From: Alexandre Oliva
Subject: Re: [GNU-linux-libre] The "Free" Kernel In Debian Squeeze
Date: Wed, 05 Jan 2011 08:52:37 -0200
User-agent: Gnus/5.13 (Gnus v5.13) Emacs/23.1 (gnu/linux)

On Jan  4, 2011, Richard Stallman <address@hidden> wrote:

>> Where does it store the correspondence table?
>     In git refs/original, unless overridden.

> I don't understand the answer.  It means literally nothing to me.

You can think of it as a tag, named after the original commit, pointing
at the rewritten commit.


>     branch1: c1 <- c2 <- c3 <- c4
>     branch2: c1 <- c2 <- da

>     rebasing branch1 onto branch2 would yield:

>     branch2: c1 <- c2 <- c3 <- c4 <- da'

> Proper English usage would be to call it "rebasing branch2 onto branch1".

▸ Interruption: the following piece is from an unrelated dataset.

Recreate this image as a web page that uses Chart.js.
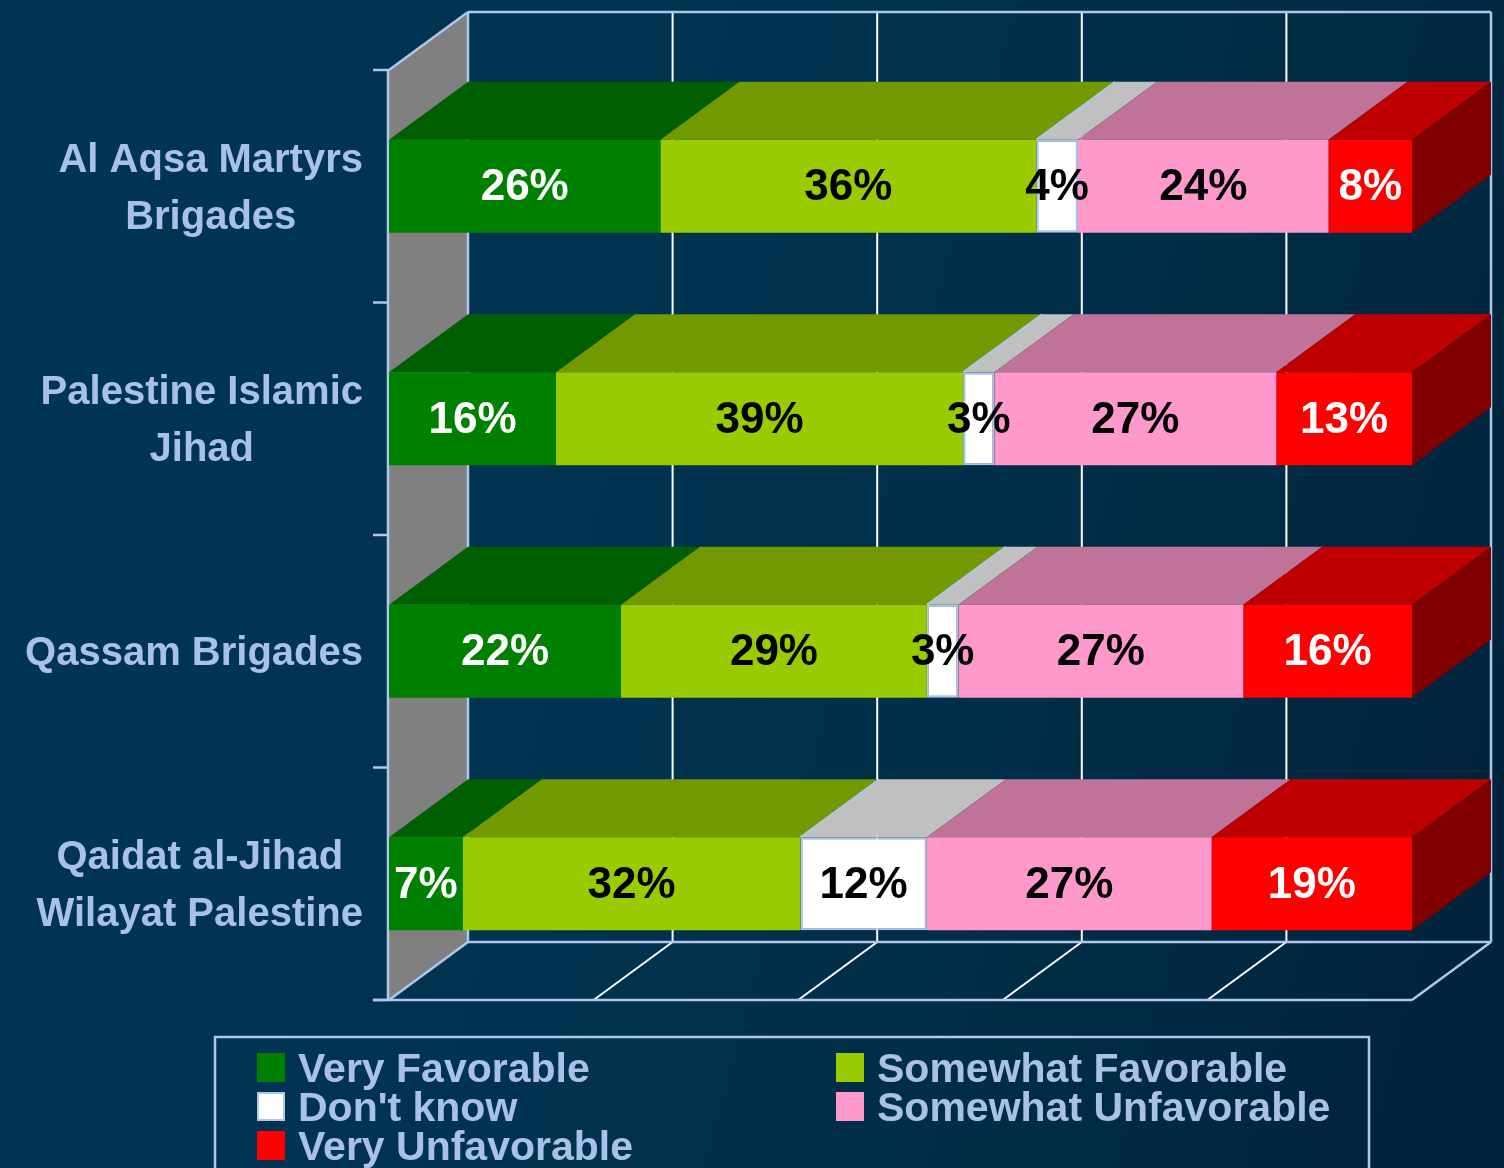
<!DOCTYPE html>
<html>
<head>
<meta charset="utf-8">
<title>Favorability of armed groups</title>
<script src="https://cdn.jsdelivr.net/npm/chart.js@4.4.0/dist/chart.umd.min.js"></script>
<style>
  html, body { margin: 0; padding: 0; }
  body {
    width: 1504px; height: 1168px; overflow: hidden;
    background: linear-gradient(105deg, #003654 0%, #00334f 45%, #012b45 75%, #01213a 100%);
  }
  canvas { display: block; }
</style>
</head>
<body>
<canvas id="favChart" width="1504" height="1168"></canvas>
<script>
// categories (multi-line labels)
const groups = [
  ['Al Aqsa Martyrs', 'Brigades'],
  ['Palestine Islamic', 'Jihad'],
  ['Qassam Brigades'],
  ['Qaidat al-Jihad', 'Wilayat Palestine']
];

// series values (percent, as printed on the bars)
const veryFavorable       = [26, 16, 22, 7];
const somewhatFavorable   = [36, 39, 29, 32];
const dontKnow            = [4, 3, 3, 12];
const somewhatUnfavorable = [24, 27, 27, 27];
const veryUnfavorable     = [8, 13, 16, 19];

const seriesNames = ['Very Favorable', 'Somewhat Favorable', "Don't know", 'Somewhat Unfavorable', 'Very Unfavorable'];
const xTicks = [0, 20, 40, 60, 80, 100];

const allSeries = [veryFavorable, somewhatFavorable, dontKnow, somewhatUnfavorable, veryUnfavorable];
const frontColors = ['#008000', '#99cc00', '#ffffff', '#ff99cc', '#ff0000'];
const topColors   = ['#005f00', '#739900', '#c0c0c0', '#bf7399', '#bf0000'];
const labelColors = ['#ffffff', '#000000', '#000000', '#000000', '#ffffff'];

const LINE = '#b0c6ea';
const TEXT = '#a9c1e6';
const DX = 79, DY = -58; // depth of the 3d box

// chart is a 100% stacked bar, so each row is scaled to its own total
let rowTotals = groups.map(function(g, i) {
  let s = 0;
  allSeries.forEach(function(arr) { s += arr[i]; });
  return s;
});

let datasets = allSeries.map(function(arr, k) {
  return {
    label: seriesNames[k],
    data: arr.map(function(v, i) { return v / rowTotals[i] * 100; }),
    raw: arr,
    backgroundColor: frontColors[k],
    borderColor: k === 2 ? LINE : frontColors[k],
    borderWidth: k === 2 ? 2 : 0,
    borderSkipped: false,
    categoryPercentage: 1,
    barPercentage: 0.4
  };
});

function line(ctx, x1, y1, x2, y2, color, w) {
  ctx.beginPath();
  ctx.moveTo(x1, y1);
  ctx.lineTo(x2, y2);
  ctx.strokeStyle = color;
  ctx.lineWidth = w;
  ctx.stroke();
}

function poly(ctx, pts, fill) {
  ctx.beginPath();
  ctx.moveTo(pts[0][0], pts[0][1]);
  for (let i = 1; i < pts.length; i++) ctx.lineTo(pts[i][0], pts[i][1]);
  ctx.closePath();
  ctx.fillStyle = fill;
  ctx.fill();
}

const box3d = {
  id: 'box3d',
  beforeDatasetsDraw(chart) {
    const ctx = chart.ctx;
    const a = chart.chartArea;
    const xs = chart.scales.x;
    const ys = chart.scales.y;
    ctx.save();

    // grey left wall
    poly(ctx, [[a.left, a.top], [a.left + DX, a.top + DY], [a.left + DX, a.bottom + DY], [a.left, a.bottom]], '#808080');

    // back wall grid + floor grid
    xTicks.forEach(function(t, i) {
      let fx = xs.getPixelForValue(t);
      let bx = fx + DX;
      let edge = (i === 0 || i === xTicks.length - 1);
      let col = edge ? LINE : '#ffffff';
      line(ctx, bx, a.top + DY, bx, a.bottom + DY, col, edge ? 2.5 : 2);
      line(ctx, bx, a.bottom + DY, fx, a.bottom, col, edge ? 2.5 : 2);
    });
    // frame
    line(ctx, a.left + DX, a.top + DY, a.right + DX, a.top + DY, LINE, 2.5);
    line(ctx, a.left + DX, a.bottom + DY, a.right + DX, a.bottom + DY, LINE, 2.5);
    line(ctx, a.left - 16, a.bottom, a.right, a.bottom, LINE, 2.5);
    line(ctx, a.left - 1, a.top, a.left - 1, a.bottom, LINE, 2.5);
    line(ctx, a.left, a.top, a.left + DX, a.top + DY, LINE, 2.5);

    // category ticks
    let band = (ys.getPixelForValue(1) - ys.getPixelForValue(0));
    for (let i = 0; i <= groups.length; i++) {
      let y = ys.getPixelForValue(0) - band / 2 + i * band;
      line(ctx, a.left - 16, y, a.left, y, LINE, 2.5);
    }

    // top faces and right side of the bars
    chart.data.datasets.forEach(function(ds, k) {
      chart.getDatasetMeta(k).data.forEach(function(el) {
        let p = el.getProps(['x', 'y', 'base', 'height'], true);
        let top = p.y - p.height / 2;
        let bot = p.y + p.height / 2;
        poly(ctx, [[p.base, top], [p.x, top], [p.x + DX, top + DY], [p.base + DX, top + DY]], topColors[k]);
        if (k === 2) {
          line(ctx, p.base, top, p.base + DX, top + DY, LINE, 2);
        }
        if (k === chart.data.datasets.length - 1) {
          poly(ctx, [[p.x, top], [p.x + DX, top + DY], [p.x + DX, bot + DY], [p.x, bot]], '#800000');
        }
      });
    });
    ctx.restore();
  },
  afterDatasetsDraw(chart) {
    const ctx = chart.ctx;
    ctx.save();
    ctx.font = 'bold 44px "Liberation Sans", Arial, sans-serif';
    ctx.textAlign = 'center';
    ctx.textBaseline = 'middle';
    chart.data.datasets.forEach(function(ds, k) {
      chart.getDatasetMeta(k).data.forEach(function(el, i) {
        let p = el.getProps(['x', 'y', 'base'], true);
        ctx.fillStyle = labelColors[k];
        ctx.fillText(ds.raw[i] + '%', (p.x + p.base) / 2, p.y + 2);
      });
    });
    ctx.restore();
  },
  afterDraw(chart) {
    const ctx = chart.ctx;
    const ys = chart.scales.y;
    ctx.save();

    // category labels: block right aligned, lines centred within the block
    ctx.font = 'bold 40px "Liberation Sans", Arial, sans-serif';
    ctx.fillStyle = TEXT;
    ctx.textAlign = 'center';
    ctx.textBaseline = 'middle';
    groups.forEach(function(lines, i) {
      let w = 0;
      lines.forEach(function(s) { w = Math.max(w, ctx.measureText(s).width); });
      let cx = 363 - w / 2;
      let cy = ys.getPixelForValue(i) + 3;
      let lh = 57;
      lines.forEach(function(s, j) {
        ctx.fillText(s, cx, cy + (j - (lines.length - 1) / 2) * lh);
      });
    });

    // legend
    ctx.strokeStyle = LINE;
    ctx.lineWidth = 2.5;
    ctx.strokeRect(215, 1037, 1154, 160);
    ctx.font = 'bold 41px "Liberation Sans", Arial, sans-serif';
    ctx.textAlign = 'left';
    ctx.textBaseline = 'alphabetic';
    chart.data.datasets.forEach(function(ds, k) {
      let col = k % 2, row = Math.floor(k / 2);
      let sx = col === 0 ? 257 : 836;
      let sy = 1053 + row * 39;
      ctx.fillStyle = ds.backgroundColor;
      ctx.fillRect(sx, sy, 28, 29);
      if (k === 2) {
        ctx.strokeStyle = LINE;
        ctx.lineWidth = 2;
        ctx.strokeRect(sx + 1, sy + 1, 26, 27);
      }
      ctx.fillStyle = TEXT;
      ctx.fillText(ds.label, sx + 41, sy + 29);
    });
    ctx.restore();
  }
};

const ctx = document.getElementById('favChart').getContext('2d');
const favChart = new Chart(ctx, {
  type: 'bar',
  data: {
    labels: groups,
    datasets: datasets
  },
  options: {
    responsive: false,
    animation: false,
    indexAxis: 'y',
    layout: { padding: { left: 389, top: 70, right: 92, bottom: 168 } },
    plugins: {
      legend: { display: false },
      tooltip: { enabled: false }
    },
    scales: {
      x: { stacked: true, min: 0, max: 100, display: false },
      y: { stacked: true, display: false }
    }
  },
  plugins: [box3d]
});
</script>
</body>
</html>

> If you confirm for me that git users customarily use the incorrect
> usage, I will accept the fact that they do.  But I want to get
> confirmation of this.

No, sorry, my mistake.  Here's a formal description of how git rebase
behaves:

# git rebase [--onto newbase] upstream [branch]

* check out branch (if omitted, use the currently checked-out branch)
* collect all commits that are in branch but not upstream
* reset branch to point to the head of newbase ?: upstream
* re-apply the commits, skipping already-applied patches

> In order for me to understand the semantics, could you tell me
> how the text of da' relates to the text of c4?  Is it the same diff
> as the diff between da and c2?  In other words, is it true that
> da' = c4 + (da - c2)?

Yup.

> Anyway, the operation I proposed is different.

Yep.

> Assume we have this:

>     branch1: c1 <- c2 <- c3 <- c4
>     branch2: c1 <- c2
>     branch3: whatever <- x

> transform branch1, with c2 -> x in the correspondence table,
> would not alter branch1, but make a new branch (call it branch1'):

>     branch1': whatever <- x <- c3' <- c4'

What you propose is implemented by the following commands:

  git branch -f branch1\' branch2
  # branch1' is now same as branch2
  git rebase --onto branch3 branch1 branch1\'
  # now branch1' is branch3 plus changes in branch2..branch1 

> Is this what filter-branch does?

git filter-branch is, in a way, a smarter git rebase, that can be told
to modify or discard certain commits instead of just reapplying them,
and to take note of the mapping from old to new commits.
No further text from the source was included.